Problem
Leave out the pictures and restate the rest of the data exactly.

# # # # #

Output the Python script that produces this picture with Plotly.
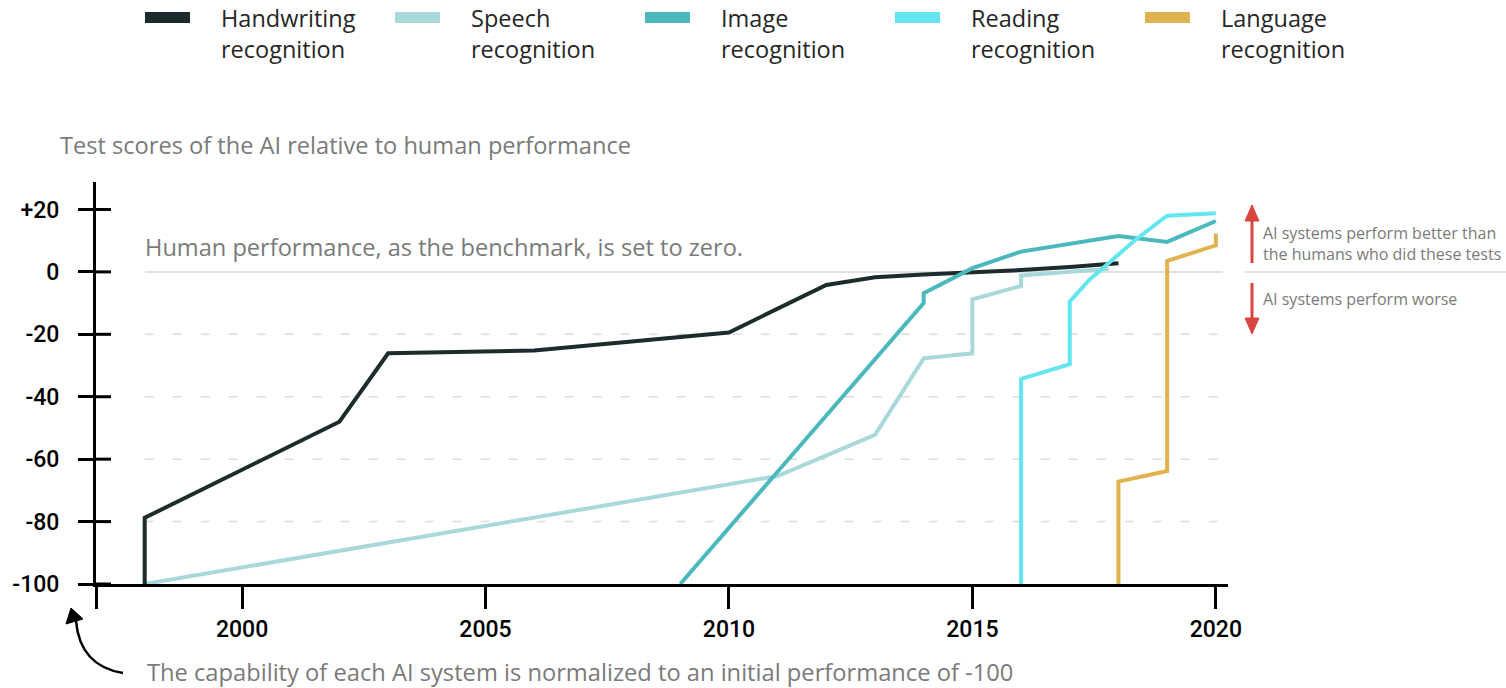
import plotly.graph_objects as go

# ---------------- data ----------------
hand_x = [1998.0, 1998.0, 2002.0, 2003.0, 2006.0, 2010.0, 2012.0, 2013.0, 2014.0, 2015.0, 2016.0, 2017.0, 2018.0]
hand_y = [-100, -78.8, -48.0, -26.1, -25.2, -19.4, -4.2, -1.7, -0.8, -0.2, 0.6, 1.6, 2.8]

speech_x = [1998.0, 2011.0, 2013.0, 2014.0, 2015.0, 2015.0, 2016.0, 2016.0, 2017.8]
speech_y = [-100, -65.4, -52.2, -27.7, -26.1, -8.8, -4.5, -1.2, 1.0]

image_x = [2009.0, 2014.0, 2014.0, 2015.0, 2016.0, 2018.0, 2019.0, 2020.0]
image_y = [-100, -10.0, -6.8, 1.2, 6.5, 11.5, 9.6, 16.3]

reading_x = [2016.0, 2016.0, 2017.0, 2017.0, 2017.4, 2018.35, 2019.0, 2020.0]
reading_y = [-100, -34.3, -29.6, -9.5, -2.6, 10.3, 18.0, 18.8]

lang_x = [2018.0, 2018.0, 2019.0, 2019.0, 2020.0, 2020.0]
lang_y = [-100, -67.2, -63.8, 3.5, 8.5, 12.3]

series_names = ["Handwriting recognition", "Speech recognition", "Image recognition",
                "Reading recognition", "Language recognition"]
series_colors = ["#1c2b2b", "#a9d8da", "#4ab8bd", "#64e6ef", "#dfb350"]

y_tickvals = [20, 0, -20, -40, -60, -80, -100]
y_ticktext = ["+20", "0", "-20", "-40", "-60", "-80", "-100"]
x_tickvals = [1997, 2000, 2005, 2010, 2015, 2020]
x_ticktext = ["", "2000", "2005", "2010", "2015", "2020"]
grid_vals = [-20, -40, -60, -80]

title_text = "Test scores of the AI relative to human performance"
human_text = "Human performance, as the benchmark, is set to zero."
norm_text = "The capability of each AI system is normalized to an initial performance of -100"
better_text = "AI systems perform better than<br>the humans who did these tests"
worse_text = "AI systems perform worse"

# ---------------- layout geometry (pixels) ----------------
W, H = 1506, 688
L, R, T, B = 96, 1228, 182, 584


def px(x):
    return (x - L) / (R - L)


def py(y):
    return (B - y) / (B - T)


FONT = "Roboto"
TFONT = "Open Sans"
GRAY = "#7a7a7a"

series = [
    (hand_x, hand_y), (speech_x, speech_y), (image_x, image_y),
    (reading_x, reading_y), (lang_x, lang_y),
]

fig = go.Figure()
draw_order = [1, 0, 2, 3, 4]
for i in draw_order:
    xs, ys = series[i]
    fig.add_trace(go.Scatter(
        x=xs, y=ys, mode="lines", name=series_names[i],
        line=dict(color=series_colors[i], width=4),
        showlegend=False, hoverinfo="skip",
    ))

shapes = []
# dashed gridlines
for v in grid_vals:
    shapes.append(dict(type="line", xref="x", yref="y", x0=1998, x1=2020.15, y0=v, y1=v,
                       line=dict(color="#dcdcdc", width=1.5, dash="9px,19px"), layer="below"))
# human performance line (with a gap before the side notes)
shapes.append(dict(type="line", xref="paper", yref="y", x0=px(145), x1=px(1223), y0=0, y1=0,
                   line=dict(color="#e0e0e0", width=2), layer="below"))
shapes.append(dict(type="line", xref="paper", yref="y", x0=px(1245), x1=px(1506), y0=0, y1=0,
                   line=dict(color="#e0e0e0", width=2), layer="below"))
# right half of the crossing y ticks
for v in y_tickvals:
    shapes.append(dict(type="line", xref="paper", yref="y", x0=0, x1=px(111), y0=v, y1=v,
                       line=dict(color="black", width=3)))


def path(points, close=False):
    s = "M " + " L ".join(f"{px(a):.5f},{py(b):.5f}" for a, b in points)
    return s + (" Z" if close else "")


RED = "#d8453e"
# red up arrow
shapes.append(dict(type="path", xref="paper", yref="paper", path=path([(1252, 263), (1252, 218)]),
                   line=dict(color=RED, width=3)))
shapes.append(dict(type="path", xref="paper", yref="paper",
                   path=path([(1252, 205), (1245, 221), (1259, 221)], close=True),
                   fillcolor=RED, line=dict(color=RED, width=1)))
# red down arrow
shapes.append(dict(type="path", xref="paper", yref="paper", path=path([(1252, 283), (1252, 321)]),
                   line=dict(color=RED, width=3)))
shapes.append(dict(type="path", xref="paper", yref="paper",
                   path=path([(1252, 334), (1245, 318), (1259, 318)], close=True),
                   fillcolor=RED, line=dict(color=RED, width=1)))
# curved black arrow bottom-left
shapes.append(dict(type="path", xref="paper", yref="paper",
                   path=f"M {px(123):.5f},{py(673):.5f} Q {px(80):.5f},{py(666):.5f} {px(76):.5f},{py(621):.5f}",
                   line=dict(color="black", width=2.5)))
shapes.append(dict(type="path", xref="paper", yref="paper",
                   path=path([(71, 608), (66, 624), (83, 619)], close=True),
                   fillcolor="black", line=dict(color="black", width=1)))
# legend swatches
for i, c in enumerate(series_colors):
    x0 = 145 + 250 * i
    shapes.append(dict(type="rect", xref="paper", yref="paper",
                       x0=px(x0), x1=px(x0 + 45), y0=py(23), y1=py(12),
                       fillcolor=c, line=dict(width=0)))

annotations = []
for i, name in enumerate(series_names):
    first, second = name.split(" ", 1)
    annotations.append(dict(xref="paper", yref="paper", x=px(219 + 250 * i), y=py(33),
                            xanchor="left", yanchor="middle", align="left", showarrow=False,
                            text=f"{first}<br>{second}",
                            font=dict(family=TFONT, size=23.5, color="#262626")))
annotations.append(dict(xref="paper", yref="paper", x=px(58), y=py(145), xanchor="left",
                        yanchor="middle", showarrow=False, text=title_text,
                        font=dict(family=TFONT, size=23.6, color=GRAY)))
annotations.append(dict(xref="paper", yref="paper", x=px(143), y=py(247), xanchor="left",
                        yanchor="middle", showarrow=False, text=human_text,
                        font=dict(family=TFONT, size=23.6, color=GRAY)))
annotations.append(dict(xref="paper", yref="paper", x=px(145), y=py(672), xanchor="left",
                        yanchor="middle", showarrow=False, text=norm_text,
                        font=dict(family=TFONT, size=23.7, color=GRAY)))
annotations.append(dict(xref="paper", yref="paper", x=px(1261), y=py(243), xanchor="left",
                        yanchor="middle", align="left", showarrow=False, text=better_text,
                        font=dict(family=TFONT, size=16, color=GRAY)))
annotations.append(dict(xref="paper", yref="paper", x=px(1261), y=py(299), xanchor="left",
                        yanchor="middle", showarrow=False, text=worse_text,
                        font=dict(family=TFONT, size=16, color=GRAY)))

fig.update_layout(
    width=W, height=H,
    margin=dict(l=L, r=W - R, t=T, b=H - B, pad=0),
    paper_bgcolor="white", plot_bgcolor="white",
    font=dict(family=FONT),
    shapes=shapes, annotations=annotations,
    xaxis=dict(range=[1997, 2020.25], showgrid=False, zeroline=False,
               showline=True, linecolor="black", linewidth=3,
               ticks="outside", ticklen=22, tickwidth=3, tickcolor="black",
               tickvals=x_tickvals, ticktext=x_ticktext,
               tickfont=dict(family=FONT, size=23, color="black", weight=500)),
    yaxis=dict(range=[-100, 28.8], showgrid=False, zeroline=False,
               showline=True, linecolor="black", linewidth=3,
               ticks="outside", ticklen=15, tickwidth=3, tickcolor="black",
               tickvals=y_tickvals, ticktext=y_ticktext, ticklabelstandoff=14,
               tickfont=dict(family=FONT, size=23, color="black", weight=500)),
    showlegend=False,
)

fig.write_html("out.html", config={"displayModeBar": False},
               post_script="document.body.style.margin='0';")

# # # # #

Expected answer
Output the Python script that produces this picture with Plotly.
import plotly.graph_objects as go

# ---------------- data ----------------
hand_x = [1998.0, 1998.0, 2002.0, 2003.0, 2006.0, 2010.0, 2012.0, 2013.0, 2014.0, 2015.0, 2016.0, 2017.0, 2018.0]
hand_y = [-100, -78.8, -48.0, -26.1, -25.2, -19.4, -4.2, -1.7, -0.8, -0.2, 0.6, 1.6, 2.8]

speech_x = [1998.0, 2011.0, 2013.0, 2014.0, 2015.0, 2015.0, 2016.0, 2016.0, 2017.8]
speech_y = [-100, -65.4, -52.2, -27.7, -26.1, -8.8, -4.5, -1.2, 1.0]

image_x = [2009.0, 2014.0, 2014.0, 2015.0, 2016.0, 2018.0, 2019.0, 2020.0]
image_y = [-100, -10.0, -6.8, 1.2, 6.5, 11.5, 9.6, 16.3]

reading_x = [2016.0, 2016.0, 2017.0, 2017.0, 2017.4, 2018.35, 2019.0, 2020.0]
reading_y = [-100, -34.3, -29.6, -9.5, -2.6, 10.3, 18.0, 18.8]

lang_x = [2018.0, 2018.0, 2019.0, 2019.0, 2020.0, 2020.0]
lang_y = [-100, -67.2, -63.8, 3.5, 8.5, 12.3]

series_names = ["Handwriting recognition", "Speech recognition", "Image recognition",
                "Reading recognition", "Language recognition"]
series_colors = ["#1c2b2b", "#a9d8da", "#4ab8bd", "#64e6ef", "#dfb350"]

y_tickvals = [20, 0, -20, -40, -60, -80, -100]
y_ticktext = ["+20", "0", "-20", "-40", "-60", "-80", "-100"]
x_tickvals = [1997, 2000, 2005, 2010, 2015, 2020]
x_ticktext = ["", "2000", "2005", "2010", "2015", "2020"]
grid_vals = [-20, -40, -60, -80]

title_text = "Test scores of the AI relative to human performance"
human_text = "Human performance, as the benchmark, is set to zero."
norm_text = "The capability of each AI system is normalized to an initial performance of -100"
better_text = "AI systems perform better than<br>the humans who did these tests"
worse_text = "AI systems perform worse"

# ---------------- layout geometry (pixels) ----------------
W, H = 1506, 688
L, R, T, B = 96, 1228, 182, 584


def px(x):
    return (x - L) / (R - L)


def py(y):
    return (B - y) / (B - T)


FONT = "Roboto"
TFONT = "Open Sans"
GRAY = "#7a7a7a"

series = [
    (hand_x, hand_y), (speech_x, speech_y), (image_x, image_y),
    (reading_x, reading_y), (lang_x, lang_y),
]

fig = go.Figure()
draw_order = [1, 0, 2, 3, 4]
for i in draw_order:
    xs, ys = series[i]
    fig.add_trace(go.Scatter(
        x=xs, y=ys, mode="lines", name=series_names[i],
        line=dict(color=series_colors[i], width=4),
        showlegend=False, hoverinfo="skip",
    ))

shapes = []
# dashed gridlines
for v in grid_vals:
    shapes.append(dict(type="line", xref="x", yref="y", x0=1998, x1=2020.15, y0=v, y1=v,
                       line=dict(color="#dcdcdc", width=1.5, dash="9px,19px"), layer="below"))
# human performance line (with a gap before the side notes)
shapes.append(dict(type="line", xref="paper", yref="y", x0=px(145), x1=px(1223), y0=0, y1=0,
                   line=dict(color="#e0e0e0", width=2), layer="below"))
shapes.append(dict(type="line", xref="paper", yref="y", x0=px(1245), x1=px(1506), y0=0, y1=0,
                   line=dict(color="#e0e0e0", width=2), layer="below"))
# right half of the crossing y ticks
for v in y_tickvals:
    shapes.append(dict(type="line", xref="paper", yref="y", x0=0, x1=px(111), y0=v, y1=v,
                       line=dict(color="black", width=3)))


def path(points, close=False):
    s = "M " + " L ".join(f"{px(a):.5f},{py(b):.5f}" for a, b in points)
    return s + (" Z" if close else "")


RED = "#d8453e"
# red up arrow
shapes.append(dict(type="path", xref="paper", yref="paper", path=path([(1252, 263), (1252, 218)]),
                   line=dict(color=RED, width=3)))
shapes.append(dict(type="path", xref="paper", yref="paper",
                   path=path([(1252, 205), (1245, 221), (1259, 221)], close=True),
                   fillcolor=RED, line=dict(color=RED, width=1)))
# red down arrow
shapes.append(dict(type="path", xref="paper", yref="paper", path=path([(1252, 283), (1252, 321)]),
                   line=dict(color=RED, width=3)))
shapes.append(dict(type="path", xref="paper", yref="paper",
                   path=path([(1252, 334), (1245, 318), (1259, 318)], close=True),
                   fillcolor=RED, line=dict(color=RED, width=1)))
# curved black arrow bottom-left
shapes.append(dict(type="path", xref="paper", yref="paper",
                   path=f"M {px(123):.5f},{py(673):.5f} Q {px(80):.5f},{py(666):.5f} {px(76):.5f},{py(621):.5f}",
                   line=dict(color="black", width=2.5)))
shapes.append(dict(type="path", xref="paper", yref="paper",
                   path=path([(71, 608), (66, 624), (83, 619)], close=True),
                   fillcolor="black", line=dict(color="black", width=1)))
# legend swatches
for i, c in enumerate(series_colors):
    x0 = 145 + 250 * i
    shapes.append(dict(type="rect", xref="paper", yref="paper",
                       x0=px(x0), x1=px(x0 + 45), y0=py(23), y1=py(12),
                       fillcolor=c, line=dict(width=0)))

annotations = []
for i, name in enumerate(series_names):
    first, second = name.split(" ", 1)
    annotations.append(dict(xref="paper", yref="paper", x=px(219 + 250 * i), y=py(33),
                            xanchor="left", yanchor="middle", align="left", showarrow=False,
                            text=f"{first}<br>{second}",
                            font=dict(family=TFONT, size=23.5, color="#262626")))
annotations.append(dict(xref="paper", yref="paper", x=px(58), y=py(145), xanchor="left",
                        yanchor="middle", showarrow=False, text=title_text,
                        font=dict(family=TFONT, size=23.6, color=GRAY)))
annotations.append(dict(xref="paper", yref="paper", x=px(143), y=py(247), xanchor="left",
                        yanchor="middle", showarrow=False, text=human_text,
                        font=dict(family=TFONT, size=23.6, color=GRAY)))
annotations.append(dict(xref="paper", yref="paper", x=px(145), y=py(672), xanchor="left",
                        yanchor="middle", showarrow=False, text=norm_text,
                        font=dict(family=TFONT, size=23.7, color=GRAY)))
annotations.append(dict(xref="paper", yref="paper", x=px(1261), y=py(243), xanchor="left",
                        yanchor="middle", align="left", showarrow=False, text=better_text,
                        font=dict(family=TFONT, size=16, color=GRAY)))
annotations.append(dict(xref="paper", yref="paper", x=px(1261), y=py(299), xanchor="left",
                        yanchor="middle", showarrow=False, text=worse_text,
                        font=dict(family=TFONT, size=16, color=GRAY)))

fig.update_layout(
    width=W, height=H,
    margin=dict(l=L, r=W - R, t=T, b=H - B, pad=0),
    paper_bgcolor="white", plot_bgcolor="white",
    font=dict(family=FONT),
    shapes=shapes, annotations=annotations,
    xaxis=dict(range=[1997, 2020.25], showgrid=False, zeroline=False,
               showline=True, linecolor="black", linewidth=3,
               ticks="outside", ticklen=22, tickwidth=3, tickcolor="black",
               tickvals=x_tickvals, ticktext=x_ticktext,
               tickfont=dict(family=FONT, size=23, color="black", weight=500)),
    yaxis=dict(range=[-100, 28.8], showgrid=False, zeroline=False,
               showline=True, linecolor="black", linewidth=3,
               ticks="outside", ticklen=15, tickwidth=3, tickcolor="black",
               tickvals=y_tickvals, ticktext=y_ticktext, ticklabelstandoff=14,
               tickfont=dict(family=FONT, size=23, color="black", weight=500)),
    showlegend=False,
)

fig.write_html("out.html", config={"displayModeBar": False},
               post_script="document.body.style.margin='0';")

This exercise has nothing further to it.